I'm very excited that I'm accepted for this year's Google Summer of Code(GSOC). In recent days, I have been busy preparing my master's thesis and defense. This news is like good stress reliever for me. The project I'm going to work on is "Phylogenetics in Biopython: Filling in the gaps", which is to implement some phylogenetics algorithms for Biopython. I believe it will be an exciting coding experience.

Get to Know GSOC

The first time I got to know the GSOC was from Biojava homepage when I was trying to use Biojava for my own bioinformatics work. As I thought most of the applicants and biojava contributors might be from the computer background, I never had the courage to apply this. Last September, I got the chance to know Professor Allen and Karen when they were visiting our lab. And Karen told us more details about the GSOC and also the NESCent, and that they had been the mentoring organization for several years. I must say this finally inspired me to apply the GSOC this year.
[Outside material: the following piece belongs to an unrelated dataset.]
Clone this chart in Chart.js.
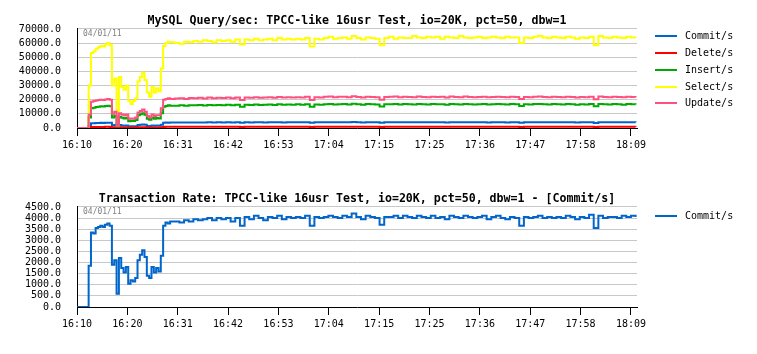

The application is certainly through the Phyloinformatics Summer of Code from NESCent. I originally wanted to apply the project of "Discovering links to ToLWeb content from a tree in the Open Tree of Life's software system". This project is based on several existing Java projects and also need some knowledge of HTML, XML, Javascript and Python. As my first programming language is Java and I know other related languages and techniques, this project is good for me. After the Biopython projects being added in, I found the current project was more suitable for me. Because most of the algorithms in this project are implemented in BlastGraph, a software I wrote in Java. I'm very familiar with those algorithms. Also, the former project has another applicant, while this one did not have any. As the project can only have one student and every student can only work on one project, maybe it's better to avoid the competition so that everyone can have a higher chance to be selected. Another major reason to choose this project is that I want to improve my python programming skill, which I use far less than Java before.

Project Description

As the name implies, this project is to implement some phylogenetic algorithms that are currently absent in the Biopython.Phylo package. In this package, some basic phylogenetics functions, such as tree operations, parsers for Newick, Nexus and PhyloXML, and wrappers for Phyml, Raxml and PAML, are already implemented. While there are some important components that remain to be filled in to better support phylogenetic workflows. These include simple tree construction algorithms, consensus tree searching, tree comparison and visualization. In this project, I will focus on the first two functions: tree construction and consensus tree searching. The tree construction part includes three algorithms: UPGMA, Neighbor Joining, and Maximum Parsimony. And the consensus tree part includes another three: Strict, Majority-rule and Adams Consensus. So after this project, there will be two separate modules providing those algorithms in Biopython.Phylo package.

Works for the Next Two Weeks

The coding time will start on June 17. So during the next two weeks, I will read related source code in Biopython and trying to design two draft modules for both two parts.